In the afternoon I received a visit from our son and daughter-in-law and our youngest grandson, who came with flowers and a handmade card from our grandson that delighted me with its original crayon and sticker message.  We gave our daughter-in-law a plant to add to her ever-growing garden, and a handwritten note that expressed our joy at having her for a second daughter.

The rest of my day was free from chores or  responibility.  I read, napped, watched movies, deemed myself lucky to receive several "Happy Day" calls and messages from good friends, and relaxed with my favorite guy as we indulged in food and wine.

I know I'm a lucky woman to have such caring and love, and to have had so many wonderful years nurturing and revelling in my children and grandchildren.  Of course, those times have not been without some heartache, anxiety, and pressures I never could have foreseen, but it's the rewards which have always followed that I dwell on.  I have that outlook because of  what I learned from my mother, and I hope I can leave a similar legacy to both my daughter and my daughter-in-law.     

Thursday, May 3, 2012

Letter Writing Lives Here

I have an old friend who calls me "the Hallmark lady" because I always remember to send cards, with personal notes inside, for the special occasions of friends and family.  It's an important habit for me, and another one is the subject of today's post: letter writing.

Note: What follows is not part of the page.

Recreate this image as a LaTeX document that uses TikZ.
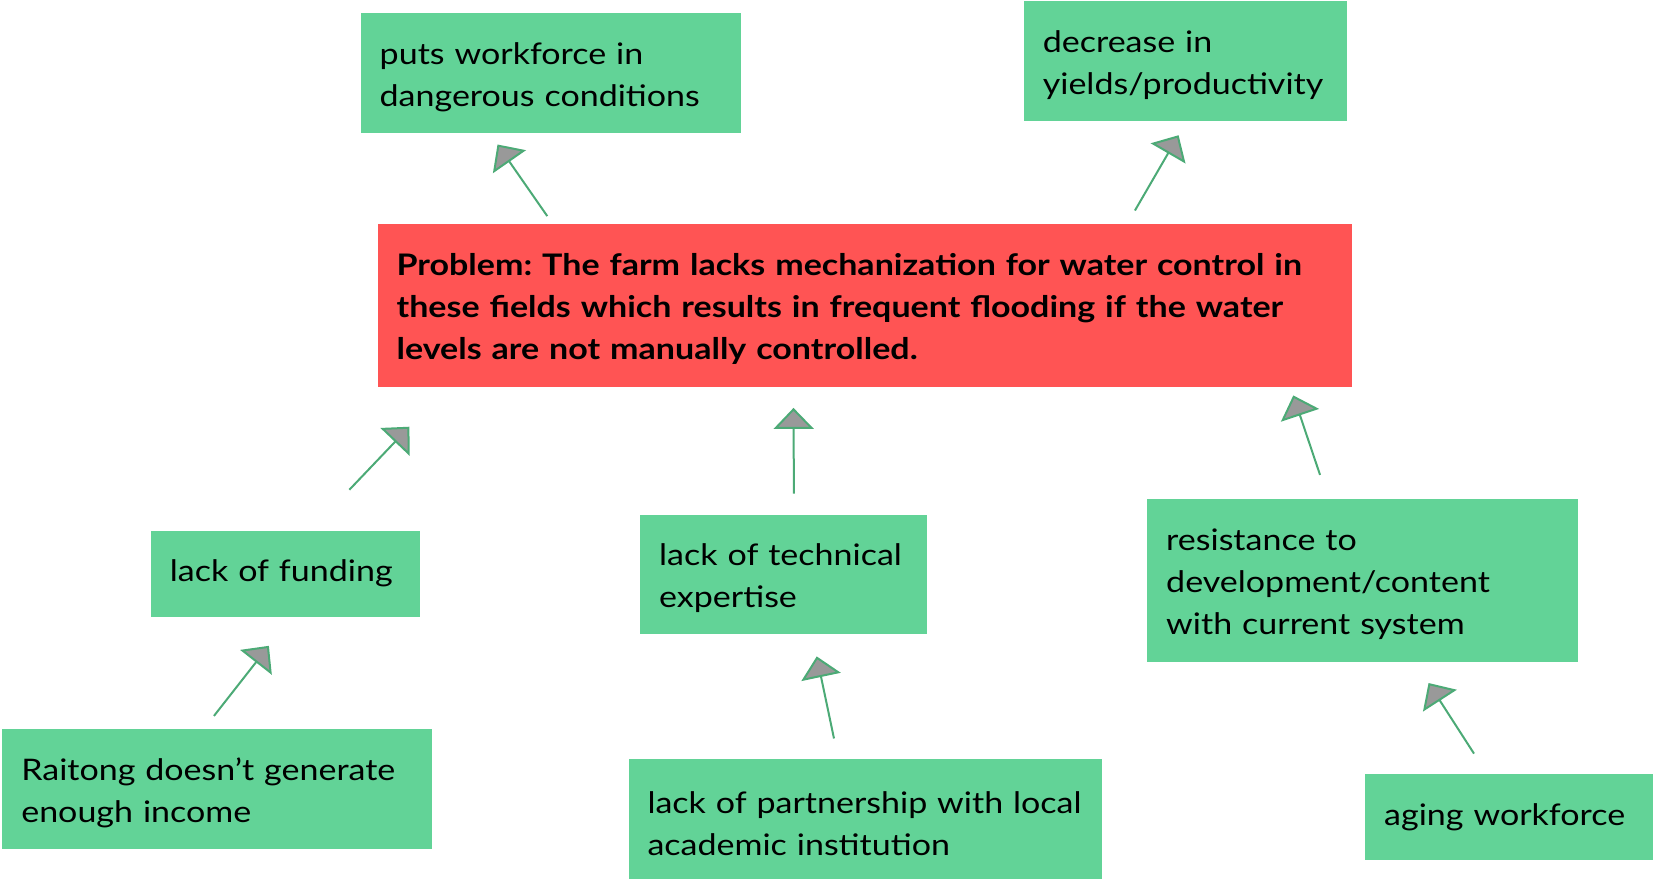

I will admit I don't write as many letters as I used to, but I've made a recent commitment to change that because I think it's a necessary part of living that needs to be preserved.  Plus, I get great satisfaction out of penning personal thoughts and stories of recent happenings in my life, and sending them off in a stamped envelope to people I care about.

I'm not alone in this venture, I've learned.  There are many others who agree with me that keeping the art of letter writing alive is worth the time.  Just do an online search of "letter writing" and read about all those who consider it a rewarding activity.  My favorite is a website called the Letter Writers Alliance.  It was started about five years ago by two women in Chicago; Kathy Zodrozny and Donovan Beeson.  Check out this site - their dedication to this effort, coupled with interesting history, anecdotes, photos, and blogs all combine to inspire.

This is an international movement as well.  As an example, the BBC did a story on "the importance of paper correspondence".  Now, I'm not - nor is the Letter Writers Alliance - anti-technology.  E-mail has its purpose and the LWA refers to its website as its "clubhouse".  But consider what a recipient receives when they open their mailbox and discover something besides junk mail and bills.  That's reason enough, even before considering the caring message such effort sends to that person.  Plus, it's just as rewarding to the writer of a letter; trust me on this.

One of my favorite examples of how sending a letter can impact a life focuses on Honor Flight Chicago, an organization that takes WWII vets to Washington DC by plane, gives them a tour of the WWII Memorial and other historic sights of our Capital and then, on the flight back, they receive "mail call"; handwritten letters from friends, family, and even strangers that the veterans say touch them the most about this experience.  Just imagine their reaction to words of thanks from so many; that's an image worth motivating you to take the time to sit down with pen and paper.

The book I'm working on now will take the reader from the present to the time of WWII.   One of my aims in the storytelling is to focus on the differences of the two societies and how our present can always learn from the past.  In that past were many elements of humanity that can be embraced still, and make us the better for pursuing them.  I think the time taken to write a letter is one of those.